Over the years, members of our community have distributed materials focusing on different aspects of the message. More recently, we have felt led to give out material (like our film, ‘The Mark’, and the book, ‘Not For Everyone’) for two main reasons: (1) They explore developments happening before our eyes in order to help make people aware; and (2) They point to Christ’s solution of living-by-faith in order to help people prepare. We continue to witness a serious ‘gap in the market’, with many churches preaching about ‘love’, forgiveness, the sinner’s prayer, health and wealth, signs and wonders etc., but with very few churches teaching people to follow Jesus’ example, especially when it challenges the status quo.
World developments reveal that we are on the threshold of the most challenging period of human history the world will ever see. If we are about to be thrown into a war zone, going into denial is not going to help anyone. What is needed, is clear vision and thorough preparation. More than ever, people need to see love in action as defined by Jesus Christ. This is the true “gospel of the kingdom” which needs to be preached to every living creature before Jesus returns. (Matthew 24:14)

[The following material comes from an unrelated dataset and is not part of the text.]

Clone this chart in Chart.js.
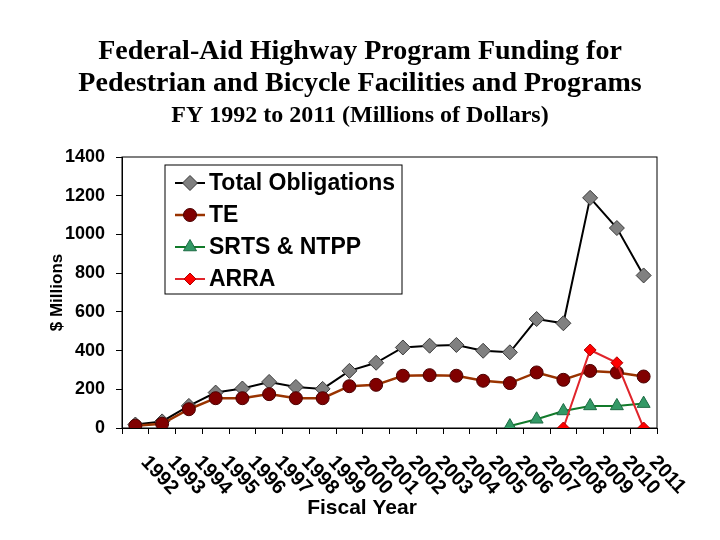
<!DOCTYPE html>
<html>
<head>
<meta charset="utf-8">
<title>Federal-Aid Highway Program Funding</title>
<script src="https://cdn.jsdelivr.net/npm/chart.js@4.4.1/dist/chart.umd.min.js"></script>
<style>
  html, body { margin: 0; padding: 0; background: #fff; }
</style>
</head>
<body>
<canvas id="myChart" width="720" height="540"></canvas>
<script>
// values (millions of dollars)
var years = ['1992', '1993', '1994', '1995', '1996', '1997', '1998', '1999', '2000', '2001',
             '2002', '2003', '2004', '2005', '2006', '2007', '2008', '2009', '2010', '2011'];
var totalObligations = [18, 34, 114, 183, 204, 238, 212, 202, 295, 337,
                        416, 425, 429, 399, 391, 563, 541, 1189, 1033, 788];
var teFunding = [12, 22, 97, 154, 154, 175, 154, 154, 216, 223,
                 270, 273, 270, 244, 232, 287, 249, 295, 287, 266];
var srtsNtpp = [null, null, null, null, null, null, null, null, null, null,
                null, null, null, null, 10, 45, 88, 114, 114, 126];
var arraFunding = [null, null, null, null, null, null, null, null, null, null,
                   null, null, null, null, null, null, 0, 403, 337, 0];
var yMin = 0;
var yMax = 1400;
var yStep = 200;

var sansFont = "Arial, 'Liberation Sans', sans-serif";
var serifFont = "'Times New Roman', 'Liberation Serif', serif";

// black frame round the plot area
var plotFrame = {
  id: 'plotFrame',
  beforeDatasetsDraw: function (chart) {
    var a = chart.chartArea;
    var ctx = chart.ctx;
    ctx.save();
    ctx.strokeStyle = '#000';
    ctx.lineWidth = 1;
    ctx.strokeRect(a.left, a.top, a.right - a.left, a.bottom - a.top);
    ctx.restore();
  }
};

// year labels slant down to the right, so they are drawn here
var slantedYears = {
  id: 'slantedYears',
  afterDraw: function (chart) {
    var ctx = chart.ctx;
    var xs = chart.scales.x;
    ctx.save();
    ctx.fillStyle = '#000';
    ctx.font = 'bold 20px ' + sansFont;
    ctx.textAlign = 'left';
    ctx.textBaseline = 'middle';
    years.forEach(function (yr, i) {
      var x = xs.getPixelForValue(i);
      ctx.save();
      ctx.translate(x + 9, xs.top + 31);
      ctx.rotate(47 * Math.PI / 180);
      ctx.fillText(yr, 0, 0);
      ctx.restore();
    });
    ctx.font = 'bold 21px ' + sansFont;
    ctx.textAlign = 'center';
    ctx.fillText('Fiscal Year', chart.width / 2 + 2, 508);
    ctx.restore();
  }
};

// boxed legend sitting inside the plot
var boxLegend = {
  id: 'boxLegend',
  afterDatasetsDraw: function (chart) {
    var ctx = chart.ctx;
    var a = chart.chartArea;
    var left = a.left + 43, top = a.top + 8, w = 237, h = 129;
    ctx.save();
    ctx.fillStyle = '#fff';
    ctx.fillRect(left, top, w, h);
    ctx.strokeStyle = '#000';
    ctx.lineWidth = 1;
    ctx.strokeRect(left, top, w, h);
    ctx.font = 'bold 23px ' + sansFont;
    ctx.textBaseline = 'middle';
    ctx.textAlign = 'left';
    chart.data.datasets.forEach(function (ds, i) {
      var y = top + 18 + i * 32;
      ctx.strokeStyle = ds.borderColor;
      ctx.lineWidth = ds.borderWidth;
      ctx.beginPath();
      ctx.moveTo(left + 10, y);
      ctx.lineTo(left + 40, y);
      ctx.stroke();
      ctx.fillStyle = ds.pointBackgroundColor;
      ctx.strokeStyle = ds.pointBorderColor;
      ctx.lineWidth = ds.pointBorderWidth;
      Chart.helpers.drawPoint(ctx, {
        pointStyle: ds.pointStyle,
        radius: ds.pointRadius,
        rotation: 0,
        borderWidth: ds.pointBorderWidth
      }, left + 25, y);
      ctx.fillStyle = '#000';
      ctx.fillText(ds.label, left + 44, y + 1);
    });
    ctx.restore();
  }
};

var ctx = document.getElementById('myChart').getContext('2d');
var chart = new Chart(ctx, {
  type: 'line',
  data: {
    labels: years,
    // later series sit on top, as in the original
    datasets: [{
      label: 'Total Obligations',
      data: totalObligations,
      order: 4,
      borderColor: '#000000',
      borderWidth: 2,
      pointStyle: 'rectRot',
      pointRadius: 7.5,
      pointBackgroundColor: '#808080',
      pointBorderColor: '#3a3a3a',
      pointBorderWidth: 1
    }, {
      label: 'TE',
      data: teFunding,
      order: 3,
      borderColor: '#993300',
      borderWidth: 2.5,
      pointStyle: 'circle',
      pointRadius: 6.5,
      pointBackgroundColor: '#800000',
      pointBorderColor: '#4a0000',
      pointBorderWidth: 1
    }, {
      label: 'SRTS & NTPP',
      data: srtsNtpp,
      order: 2,
      borderColor: '#117a2a',
      borderWidth: 2,
      pointStyle: 'triangle',
      pointRadius: 7.5,
      pointBackgroundColor: '#339966',
      pointBorderColor: '#1d6b44',
      pointBorderWidth: 1
    }, {
      label: 'ARRA',
      data: arraFunding,
      order: 1,
      borderColor: '#e0242b',
      borderWidth: 2,
      pointStyle: 'rectRot',
      pointRadius: 6,
      pointBackgroundColor: '#ff0000',
      pointBorderColor: '#b00000',
      pointBorderWidth: 1
    }]
  },
  options: {
    responsive: false,
    animation: false,
    devicePixelRatio: 1,
    layout: { padding: 0 },
    elements: { line: { tension: 0 } },
    plugins: {
      legend: { display: false },
      tooltip: { enabled: false },
      title: {
        display: true,
        text: ['Federal-Aid Highway Program Funding for',
               'Pedestrian and Bicycle Facilities and Programs'],
        color: '#000',
        font: { family: serifFont, size: 28, weight: 'bold', lineHeight: '32px' },
        padding: { top: 36, bottom: 0 }
      },
      subtitle: {
        display: true,
        text: 'FY 1992 to 2011 (Millions of Dollars)',
        color: '#000',
        font: { family: serifFont, size: 24, weight: 'bold', lineHeight: '28px' },
        padding: { top: 2, bottom: 27 }
      }
    },
    scales: {
      x: {
        type: 'category',
        offset: true,
        grid: { offset: true, drawOnChartArea: false, tickLength: 6, color: '#000' },
        border: { color: '#000' },
        ticks: { display: false },
        afterFit: function (scale) { scale.height = 112; }
      },
      y: {
        min: yMin,
        max: yMax,
        ticks: {
          stepSize: yStep,
          color: '#000',
          padding: 11,
          font: { family: sansFont, size: 18, weight: 'bold' },
          callback: function (v) { return String(v); }
        },
        grid: { drawOnChartArea: false, tickLength: 6, color: '#000' },
        border: { color: '#000' },
        title: {
          display: true,
          text: '$ Millions',
          color: '#000',
          font: { family: sansFont, size: 17, weight: 'bold' },
          padding: { top: 47, bottom: 0 }
        },
        afterFit: function (scale) { scale.width = 122; }
      },
      // empty right-hand strip so the titles stay centred on the page
      yRight: {
        position: 'right',
        min: yMin,
        max: yMax,
        ticks: { display: false },
        grid: { display: false },
        border: { display: false },
        afterFit: function (scale) { scale.width = 63; }
      }
    }
  },
  plugins: [plotFrame, slantedYears, boxLegend]
});
</script>
</body>
</html>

We hope this article has been helpful in working through various doubts and concerns regarding viewing and distributing materials relating to Bible prophecy. As we have shown, the spirit of prophecy and the teachings of Christ are one and the same. Unfortunately, our experience to date has been that few people seem to appreciate this, resulting in a serious lack of spiritual and practical preparation. In recognising this, we hope readers will consider that God may be leading us to get out there with our message to help re-address this problem. Lastly, we hope that some of you will also be inspired to help with this urgent and important mission while there is still time.